◆ Goal ◆
Extract the full listing verbatim and drop any pictures from your copy.

____________________

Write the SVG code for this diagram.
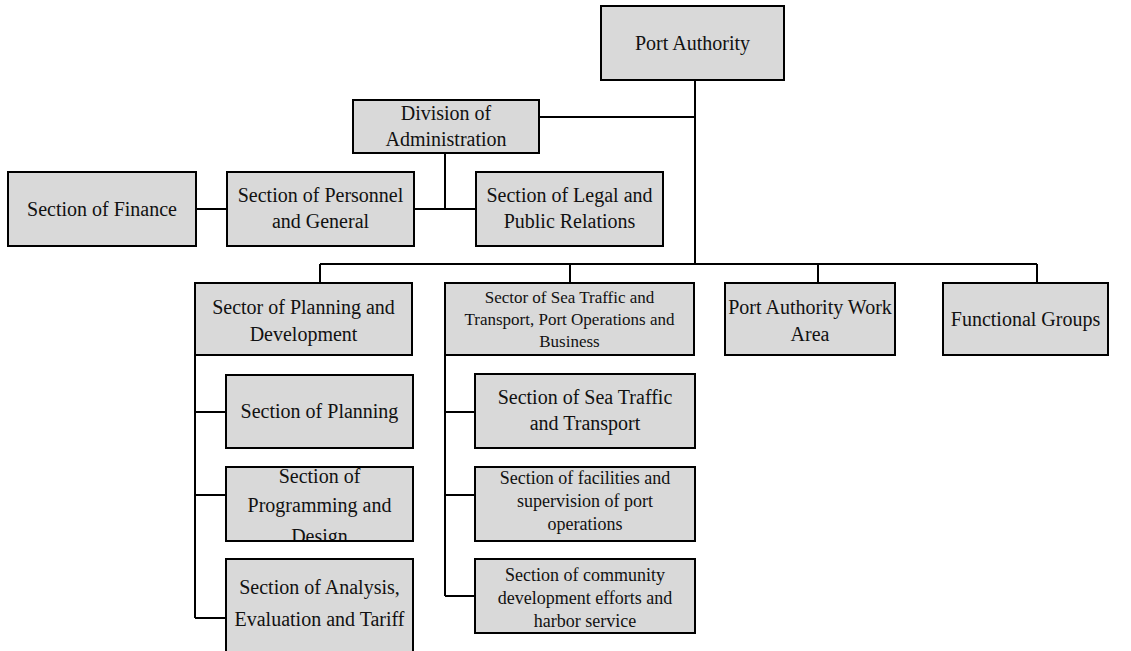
<svg xmlns="http://www.w3.org/2000/svg" width="1131" height="651" viewBox="0 0 1131 651">
<style>
.box{fill:#d9d9d9;stroke:#000;stroke-width:2}
.t{font-family:"Liberation Serif","Times New Roman",serif;font-size:20px;fill:#111;text-anchor:middle}
.s17{font-size:17px}
.s18{font-size:18px}
.c{fill:none;stroke:#000;stroke-width:2}
</style>
<defs>
<clipPath id="clipProg"><rect x="227" y="468" width="185" height="72"/></clipPath>
</defs>
<rect width="1131" height="651" fill="#fff"/>
<g id="connectors">
<path class="c" d="M695 80V264M540 117H695M320 264H1037M320 264V283M570 264V283M818 264V283M1037 264V283"/>
<path class="c" d="M445 153V209M196 209H227M414 209H476"/>
<path class="c" d="M195 355V618M195 412H226M195 495H226M195 618H226"/>
<path class="c" d="M445 355V596M445 412H475M445 495H475M445 596H475"/>
</g>
<g id="port-authority"><rect class="box" x="601" y="6" width="183" height="74"/><text class="t" x="692.5" y="50">Port Authority</text></g>
<g id="division-admin"><rect class="box" x="353" y="100" width="186" height="53"/><text class="t" x="446" y="120">Division of</text><text class="t" x="446" y="146">Administration</text></g>
<g id="section-finance"><rect class="box" x="8" y="172" width="188" height="74"/><text class="t" x="102" y="216">Section of Finance</text></g>
<g id="section-personnel"><rect class="box" x="227" y="172" width="187" height="74"/><text class="t" x="320.5" y="202">Section of Personnel</text><text class="t" x="320.5" y="228">and General</text></g>
<g id="section-legal"><rect class="box" x="476" y="172" width="187" height="74"/><text class="t" x="569.5" y="202">Section of Legal and</text><text class="t" x="569.5" y="228">Public Relations</text></g>
<g id="sector-planning"><rect class="box" x="195" y="283" width="217" height="72"/><text class="t" x="303.5" y="314">Sector of Planning and</text><text class="t" x="303.5" y="341">Development</text></g>
<g id="sector-sea"><rect class="box" x="445" y="283" width="249" height="72"/><text class="t s17" x="569.5" y="303">Sector of Sea Traffic and</text><text class="t s17" x="569.5" y="325">Transport, Port Operations and</text><text class="t s17" x="569.5" y="347">Business</text></g>
<g id="work-area"><rect class="box" x="725" y="283" width="170" height="72"/><text class="t" x="810" y="314">Port Authority Work</text><text class="t" x="810" y="341">Area</text></g>
<g id="functional-groups"><rect class="box" x="943" y="283" width="165" height="72"/><text class="t" x="1025.5" y="326">Functional Groups</text></g>
<g id="section-planning"><rect class="box" x="226" y="375" width="187" height="73"/><text class="t" x="319.5" y="418">Section of Planning</text></g>
<g id="section-programming"><rect class="box" x="226" y="467" width="187" height="74"/><g clip-path="url(#clipProg)"><text class="t" x="319.5" y="483">Section of</text><text class="t" x="319.5" y="512">Programming and</text><text class="t" x="319.5" y="543">Design</text></g><rect x="226" y="467" width="187" height="74" fill="none" stroke="#000" stroke-width="2"/></g>
<g id="section-analysis"><rect class="box" x="226" y="559" width="187" height="100"/><text class="t" x="319.5" y="594">Section of Analysis,</text><text class="t" x="319.5" y="626">Evaluation and Tariff</text></g>
<g id="section-sea-traffic"><rect class="box" x="475" y="374" width="220" height="74"/><text class="t" x="585" y="404">Section of Sea Traffic</text><text class="t" x="585" y="430">and Transport</text></g>
<g id="section-facilities"><rect class="box" x="475" y="467" width="220" height="74"/><text class="t s18" x="585" y="484">Section of facilities and</text><text class="t s18" x="585" y="507">supervision of port</text><text class="t s18" x="585" y="530">operations</text></g>
<g id="section-community"><rect class="box" x="475" y="559" width="220" height="74"/><text class="t s18" x="585" y="581">Section of community</text><text class="t s18" x="585" y="604">development efforts and</text><text class="t s18" x="585" y="627">harbor service</text></g>
</svg>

____________________

◆ Task response ◆
Write the SVG code for this diagram.
<svg xmlns="http://www.w3.org/2000/svg" width="1131" height="651" viewBox="0 0 1131 651">
<style>
.box{fill:#d9d9d9;stroke:#000;stroke-width:2}
.t{font-family:"Liberation Serif","Times New Roman",serif;font-size:20px;fill:#111;text-anchor:middle}
.s17{font-size:17px}
.s18{font-size:18px}
.c{fill:none;stroke:#000;stroke-width:2}
</style>
<defs>
<clipPath id="clipProg"><rect x="227" y="468" width="185" height="72"/></clipPath>
</defs>
<rect width="1131" height="651" fill="#fff"/>
<g id="connectors">
<path class="c" d="M695 80V264M540 117H695M320 264H1037M320 264V283M570 264V283M818 264V283M1037 264V283"/>
<path class="c" d="M445 153V209M196 209H227M414 209H476"/>
<path class="c" d="M195 355V618M195 412H226M195 495H226M195 618H226"/>
<path class="c" d="M445 355V596M445 412H475M445 495H475M445 596H475"/>
</g>
<g id="port-authority"><rect class="box" x="601" y="6" width="183" height="74"/><text class="t" x="692.5" y="50">Port Authority</text></g>
<g id="division-admin"><rect class="box" x="353" y="100" width="186" height="53"/><text class="t" x="446" y="120">Division of</text><text class="t" x="446" y="146">Administration</text></g>
<g id="section-finance"><rect class="box" x="8" y="172" width="188" height="74"/><text class="t" x="102" y="216">Section of Finance</text></g>
<g id="section-personnel"><rect class="box" x="227" y="172" width="187" height="74"/><text class="t" x="320.5" y="202">Section of Personnel</text><text class="t" x="320.5" y="228">and General</text></g>
<g id="section-legal"><rect class="box" x="476" y="172" width="187" height="74"/><text class="t" x="569.5" y="202">Section of Legal and</text><text class="t" x="569.5" y="228">Public Relations</text></g>
<g id="sector-planning"><rect class="box" x="195" y="283" width="217" height="72"/><text class="t" x="303.5" y="314">Sector of Planning and</text><text class="t" x="303.5" y="341">Development</text></g>
<g id="sector-sea"><rect class="box" x="445" y="283" width="249" height="72"/><text class="t s17" x="569.5" y="303">Sector of Sea Traffic and</text><text class="t s17" x="569.5" y="325">Transport, Port Operations and</text><text class="t s17" x="569.5" y="347">Business</text></g>
<g id="work-area"><rect class="box" x="725" y="283" width="170" height="72"/><text class="t" x="810" y="314">Port Authority Work</text><text class="t" x="810" y="341">Area</text></g>
<g id="functional-groups"><rect class="box" x="943" y="283" width="165" height="72"/><text class="t" x="1025.5" y="326">Functional Groups</text></g>
<g id="section-planning"><rect class="box" x="226" y="375" width="187" height="73"/><text class="t" x="319.5" y="418">Section of Planning</text></g>
<g id="section-programming"><rect class="box" x="226" y="467" width="187" height="74"/><g clip-path="url(#clipProg)"><text class="t" x="319.5" y="483">Section of</text><text class="t" x="319.5" y="512">Programming and</text><text class="t" x="319.5" y="543">Design</text></g><rect x="226" y="467" width="187" height="74" fill="none" stroke="#000" stroke-width="2"/></g>
<g id="section-analysis"><rect class="box" x="226" y="559" width="187" height="100"/><text class="t" x="319.5" y="594">Section of Analysis,</text><text class="t" x="319.5" y="626">Evaluation and Tariff</text></g>
<g id="section-sea-traffic"><rect class="box" x="475" y="374" width="220" height="74"/><text class="t" x="585" y="404">Section of Sea Traffic</text><text class="t" x="585" y="430">and Transport</text></g>
<g id="section-facilities"><rect class="box" x="475" y="467" width="220" height="74"/><text class="t s18" x="585" y="484">Section of facilities and</text><text class="t s18" x="585" y="507">supervision of port</text><text class="t s18" x="585" y="530">operations</text></g>
<g id="section-community"><rect class="box" x="475" y="559" width="220" height="74"/><text class="t s18" x="585" y="581">Section of community</text><text class="t s18" x="585" y="604">development efforts and</text><text class="t s18" x="585" y="627">harbor service</text></g>
</svg>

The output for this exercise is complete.